- 
add: Implementation optimization on AIE-ML 
- 
add_reduce: Implement on AIE-ML 
- 
bit/or/xor: Implement scalar x vector variants of bit operations 
- 
equal/not_equal: Add fix in which not all lanes were being compared for certain vector sizes. 
- 
fft: Interface change to enhance portability across AIE/AIE-ML 
- 
fft: Add initial support on AIE-ML 
- 
fft: Add alignment checks for x86sim in FFT iterators 
- 
fft: Make FFT output interface uniform for radix 2 cint16 upscale version on AIE 
- 
filter_even/filter_odd: Functional fixes 
- 
filter_even/filter_odd: Performance improvement for 4b/8b/16b implementations 
- 
filter_even/filter_odd: Performance optimization on AIE-ML 
- 
filter_even/filter_odd: Do not require step argument to be a compile-time constant 
- 
interleave_zip/interleave_unzip: Improve performance when configuration is a run-time value 
- 
interleave_*: Do not require step argument to be a compile-time constant 
- 
load_floor_v/load_floor_bytes_v: New functions that floor the pointer to a requested boundary before performing the load. 
- 
load_unaligned_v/store_unaligned_v: Performance optimization on AIE-ML 
- 
lut/parallel_lookup/linear_approx: First implementation of look-up based linear functions on AIE-ML. 
- 
max_reduce/min_reduce: Add 8b implementation 
- 
max_reduce/min_reduce: Implement on AIE-ML 
- 
mmul: Implement new shapes for AIE-ML 
- 
mmul: Initial support for 4b multiplication 
- 
mmul: Add support for 80b accumulation for 16b x 32b / 32b x 16b cases 
- 
mmul: Change dimension names from MxNxK to MxKxN 
- 
mmul: Add size_A/size_B/size_C data members 
- 
mul: Optimized mul+conj operations to merged into a single intrinsic call on AIE-ML 
- 
sin/cos/sincos: Fix to avoid int -> unsigned conversions that reduce the range 
- 
sin/cos/sincos: Use a compile-time division to compute 1/PI 
- 
sin/cos/sincos: Fix floating-point range 
- 
sin/cos/sincos: Optimized implementation for float vector 
- 
shuffle_up/shuffle_down: Elements don't wrap around anymore.

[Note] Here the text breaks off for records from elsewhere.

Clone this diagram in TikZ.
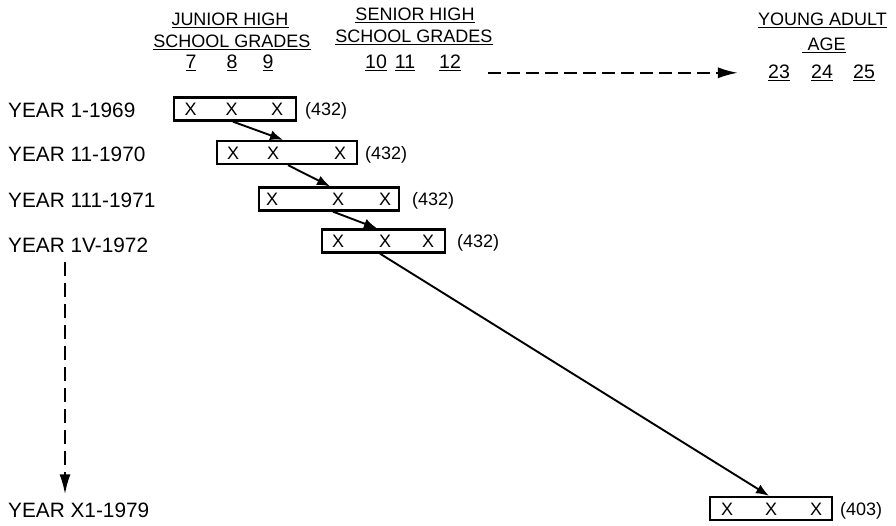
\documentclass[tikz,border=0pt]{standalone}
\usepackage{fontspec}
\setmainfont{Liberation Sans}
\usetikzlibrary{arrows.meta,calc}
\newcommand\ulx[1]{\setbox0\hbox{#1}\leavevmode\rlap{\rule[-3.2pt]{\wd0}{1.4pt}}\box0}
\begin{document}
\begin{tikzpicture}[x=1pt,y=-1pt,
  hdr/.style={font=\fontsize{18}{21}\selectfont,inner sep=0pt,anchor=base},
  grd/.style={font=\fontsize{19.5}{21}\selectfont,inner sep=0pt,anchor=base},
  yearlab/.style={font=\fontsize{20.8}{23}\selectfont,inner sep=0pt,anchor=base west},
  rowbox/.style={draw,line width=2.3pt,minimum height=23pt,inner sep=0pt},
  xmark/.style={font=\fontsize{18}{20}\selectfont,inner sep=0pt,anchor=base},
  cnt/.style={font=\fontsize{18}{20}\selectfont,inner sep=0pt,anchor=base west},
  arr/.style={line width=1.9pt,-{Latex[length=13pt,width=10pt]}},
  dasharr/.style={line width=2pt,dash pattern=on 13pt off 6pt,-{Latex[length=20pt,width=11pt]}}]
\useasboundingbox (0,0) rectangle (896,525);
% headers
\node[hdr] (jh1) at (230,25) {\ulx{JUNIOR HIGH}};
\node[hdr] (jh2) at (232,47) {\ulx{SCHOOL GRADES}};
\node[hdr] (sh1) at (415,20) {\ulx{SENIOR HIGH}};
\node[hdr] (sh2) at (414,42) {\ulx{SCHOOL GRADES}};
\node[hdr] (ya1) at (822.5,25) {\ulx{YOUNG ADULT}};
\node[hdr] (ya2) at (823.5,50) {\ulx{\hspace*{6pt}AGE}};
\node[grd] (g7) at (191,68) {\ulx{7}};
\node[grd] (g8) at (232,68) {\ulx{8}};
\node[grd] (g9) at (268,68) {\ulx{9}};
\node[grd] (g10) at (376,68) {\ulx{10}};
\node[grd] (g11) at (405,68) {\ulx{11}};
\node[grd] (g12) at (450,68) {\ulx{12}};
\node[grd] (g23) at (779,78) {\ulx{23}};
\node[grd] (g24) at (822,78) {\ulx{24}};
\node[grd] (g25) at (864,78) {\ulx{25}};
\coordinate (dstart) at ($(g12.base east)+(27,-6)$);
\draw[dasharr] (dstart |- g23.center) -- ($(g23.west |- g23.center)+(-30,0)$);
% year labels
\node[yearlab] (l1) at (8,117) {YEAR 1-1969};
\node[yearlab] (l2) at (8,161) {YEAR 11-1970};
\node[yearlab] (l3) at (8,207) {YEAR 111-1971};
\node[yearlab] (l4) at (8,252) {YEAR 1V-1972};
\node[yearlab] (l5) at (8,517) {YEAR X1-1979};
% boxes
\node[rowbox,minimum width=122pt] (b1) at (235,109) {};
\node[rowbox,minimum width=140pt] (b2) at (287,152.5) {};
\node[rowbox,minimum width=140pt] (b3) at (329,199) {};
\node[rowbox,minimum width=123pt] (b4) at (383.5,241) {};
\node[rowbox,minimum width=122pt] (b5) at (771,508.5) {};
\foreach \xx [count=\i] in {190.6,231.7,277}{\node[xmark] (x1\i) at (\xx,115.5) {X};}
\foreach \xx [count=\i] in {233,273,340}{\node[xmark] (x2\i) at (\xx,159) {X};}
\foreach \xx [count=\i] in {272,338,385}{\node[xmark] (x3\i) at (\xx,205.5) {X};}
\foreach \xx [count=\i] in {338,385,428}{\node[xmark] (x4\i) at (\xx,247.5) {X};}
\foreach \xx [count=\i] in {727,771,816}{\node[xmark] (x5\i) at (\xx,515) {X};}
\node[cnt] (c1) at (305,115) {(432)};
\node[cnt] (c2) at (365,159) {(432)};
\node[cnt] (c3) at (412,205.5) {(432)};
\node[cnt] (c4) at (457,247.5) {(432)};
\node[cnt] (c5) at (840,515) {(403)};
% arrows
\draw[arr] (b1.south -| 233,0) -- (b2.north -| 283,0);
\draw[arr] (b2.south -| 288,0) -- (b3.north -| 330,0);
\draw[arr] (b3.south -| 333,0) -- (b4.north -| 377,0);
\draw[arr] (b4.south -| 380,0) -- (b5.north -| 769,0);
\draw[dasharr,dash pattern=on 14pt off 7pt] ($(l4.south -| 65,0)+(0,10)$) -- ($(l5.north -| 65,0)+(0,-8)$);
\end{tikzpicture}
\end{document}
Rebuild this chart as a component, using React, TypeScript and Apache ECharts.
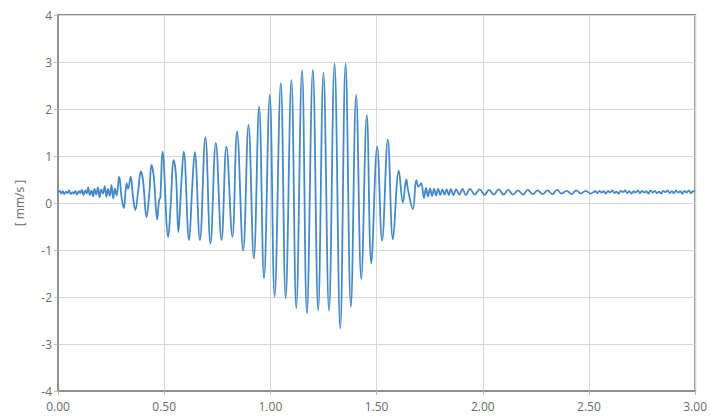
import React, { useEffect, useRef } from "react";
import * as echarts from "echarts";

// [time s, velocity mm/s]
const quietStart: [number, number][] = [
  [0.0, 0.22], [0.008, 0.26], [0.015, 0.2], [0.022, 0.25], [0.03, 0.19], [0.038, 0.24],
  [0.045, 0.21], [0.052, 0.27], [0.06, 0.19], [0.068, 0.23], [0.075, 0.2], [0.082, 0.26],
  [0.09, 0.18], [0.098, 0.25], [0.105, 0.21], [0.112, 0.28], [0.12, 0.17], [0.128, 0.27],
  [0.135, 0.2], [0.142, 0.33], [0.15, 0.17], [0.158, 0.27], [0.165, 0.14], [0.172, 0.3],
  [0.18, 0.18], [0.188, 0.33], [0.196, 0.12], [0.204, 0.29], [0.212, 0.2], [0.22, 0.36],
  [0.228, 0.13], [0.236, 0.3], [0.244, 0.15], [0.252, 0.38], [0.26, 0.1], [0.268, 0.31],
  [0.276, 0.16],
];

const burst: [number, number][] = [
  [0.288, 0.56], [0.3, 0.1], [0.31, -0.11], [0.323, 0.42], [0.33, 0.3], [0.342, 0.56],
  [0.354, 0.1], [0.364, -0.15], [0.378, 0.28], [0.39, 0.67], [0.4, 0.49], [0.417, -0.3],
  [0.43, 0.21], [0.44, 0.81], [0.451, 0.56], [0.467, -0.35], [0.476, 0.06], [0.482, 0.12],
  [0.492, 1.09], [0.519, -0.72], [0.53, -0.08], [0.545, 0.91], [0.556, 0.55], [0.567, -0.62],
  [0.58, 0.36], [0.592, 1.09], [0.617, -0.79], [0.632, 0.34], [0.644, 1.08], [0.668, -0.79],
  [0.694, 1.4], [0.718, -0.86], [0.743, 1.28], [0.77, -0.79], [0.793, 1.2], [0.821, -0.72],
  [0.843, 1.52], [0.872, -1.01], [0.897, 1.66], [0.922, -1.18], [0.947, 2.05], [0.97, -1.6],
  [0.997, 2.3], [1.02, -1.99], [1.049, 2.55], [1.072, -2.03], [1.099, 2.62], [1.122, -2.24],
  [1.149, 2.82], [1.172, -2.35], [1.2, 2.83], [1.225, -2.28], [1.25, 2.77], [1.276, -2.29],
  [1.302, 2.97], [1.329, -2.67], [1.354, 2.97], [1.379, -2.21], [1.404, 2.3], [1.428, -1.62],
  [1.454, 1.87], [1.475, -1.28], [1.503, 1.2], [1.526, -0.8], [1.553, 1.35], [1.577, -0.77],
];

const decay: [number, number][] = [
  [1.605, 0.69], [1.624, 0.01], [1.64, 0.5], [1.648, 0.28], [1.671, -0.13], [1.687, 0.49],
  [1.697, 0.35], [1.71, 0.42], [1.723, 0.11], [1.733, 0.32], [1.742, 0.14], [1.752, 0.31],
  [1.761, 0.15], [1.771, 0.3], [1.78, 0.16], [1.79, 0.3], [1.8, 0.17], [1.81, 0.29],
  [1.82, 0.18], [1.83, 0.29], [1.84, 0.17], [1.85, 0.3], [1.862, 0.17], [1.875, 0.29],
  [1.89, 0.18], [1.905, 0.3], [1.92, 0.17], [1.94, 0.3], [1.962, 0.18], [1.985, 0.29],
  [2.008, 0.17], [2.03, 0.28], [2.052, 0.18], [2.075, 0.29], [2.098, 0.18], [2.12, 0.28],
  [2.143, 0.18], [2.166, 0.27], [2.19, 0.18], [2.212, 0.28], [2.236, 0.19], [2.258, 0.27],
  [2.282, 0.19], [2.305, 0.27], [2.328, 0.19], [2.35, 0.28], [2.372, 0.2], [2.395, 0.26],
  [2.418, 0.19], [2.44, 0.27], [2.462, 0.2], [2.485, 0.26], [2.508, 0.2], [2.53, 0.25],
];

const tail: [number, number][] = [
  [2.54, 0.21], [2.55, 0.26], [2.56, 0.22], [2.57, 0.25], [2.58, 0.2], [2.59, 0.26],
  [2.6, 0.22], [2.61, 0.27], [2.62, 0.21], [2.63, 0.24], [2.64, 0.2], [2.65, 0.26],
  [2.66, 0.23], [2.67, 0.27], [2.68, 0.21], [2.69, 0.25], [2.7, 0.2], [2.71, 0.25],
  [2.72, 0.22], [2.73, 0.27], [2.74, 0.21], [2.75, 0.26], [2.76, 0.22], [2.77, 0.25],
  [2.78, 0.2], [2.79, 0.27], [2.8, 0.22], [2.81, 0.26], [2.82, 0.21], [2.83, 0.24],
  [2.84, 0.2], [2.85, 0.26], [2.86, 0.23], [2.87, 0.27], [2.88, 0.21], [2.89, 0.25],
  [2.9, 0.21], [2.91, 0.27], [2.92, 0.22], [2.93, 0.25], [2.94, 0.2], [2.95, 0.26],
  [2.96, 0.22], [2.97, 0.27], [2.98, 0.21], [2.99, 0.25], [3.0, 0.24],
];

const xTicks = { min: 0, max: 3, interval: 0.5 };
const yTicks = { min: -4, max: 4, interval: 1 };
const yName = "[ mm/s ]";

export default function App() {
  const ref = useRef<HTMLDivElement>(null);
  useEffect(() => {
    if (!ref.current) return;
    const chart = echarts.init(ref.current, undefined, { renderer: "svg" });
    const font = "'Open Sans', 'Noto Sans', sans-serif";
    chart.setOption({
      animation: false,
      backgroundColor: "#ffffff",
      grid: {
        left: 58,
        right: 14,
        top: 15,
        bottom: 25,
        show: true,
        borderColor: "#8f8f8f",
        borderWidth: 2,
      },
      xAxis: {
        type: "value",
        min: xTicks.min,
        max: xTicks.max,
        interval: xTicks.interval,
        axisLine: { show: true, onZero: false, lineStyle: { color: "#8f8f8f", width: 2 } },
        axisTick: { show: true, length: 4, lineStyle: { color: "#bdbdbd" } },
        axisLabel: {
          color: "#6b6b6b",
          fontFamily: font,
          fontSize: 12,
          margin: 9,
          formatter: (v: number) => v.toFixed(2),
        },
        splitLine: { show: true, lineStyle: { color: "#d6d6d6", width: 1 } },
      },
      yAxis: {
        type: "value",
        min: yTicks.min,
        max: yTicks.max,
        interval: yTicks.interval,
        name: yName,
        nameLocation: "middle",
        nameGap: 33,
        nameTextStyle: { color: "#6b6b6b", fontFamily: font, fontSize: 12 },
        axisLine: { show: true, onZero: false, lineStyle: { color: "#8f8f8f", width: 2 } },
        axisTick: { show: true, length: 4, lineStyle: { color: "#bdbdbd" } },
        axisLabel: { color: "#6b6b6b", fontFamily: font, fontSize: 12, margin: 6 },
        splitLine: { show: true, lineStyle: { color: "#d6d6d6", width: 1 } },
      },
      series: [
        {
          type: "line",
          data: [...quietStart, ...burst, ...decay, ...tail],
          showSymbol: false,
          smooth: 0.4,
          lineStyle: { color: "#4589c8", width: 1.8 },
          itemStyle: { color: "#4589c8" },
        },
      ],
    });
    return () => chart.dispose();
  }, []);
  return (
    <div
      ref={ref}
      style={{ position: "fixed", left: 0, top: 0, width: 710, height: 416 }}
    />
  );
}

Instead, new elements are undefined. 
- 
shuffle_up_rotate/shuffle_down_rotate: New variants added for the cases in which elements need to wrap-around 
- 
shuffle_up_replicate: Variant added which replicates the first element. 
- 
shuffle_up_fill: Variant added which fills new elements with elements from another vector. 
- 
shuffle_*: Optimization in shuffle primitives on AIE, especially for 8b/16b cases 
- 
sliding_mul: Fixes to handle larger Step values for cfloat variants 
- 
sliding_mul: Initial implementation for 16b x 16b and cint16b x cint16b on AIE-ML 
- 
sliding_mul: Optimized mul+conj operations to merged into a single intrinsic call on AIE-ML 
- 
sliding_mul_sym: Fixes in start computation for filters with DataStepX > 1 
- 
sliding_mul_sym: Add missing int32 x int16 / int16 x int32 type combinations 
- 
sliding_mul_sym: Fix two-buffer sliding_mul_sym acc80 
- 
sliding_mul_sym: Add support for separate left/right start arguments 
- 
store_v: Support pointers annotated with storage attributes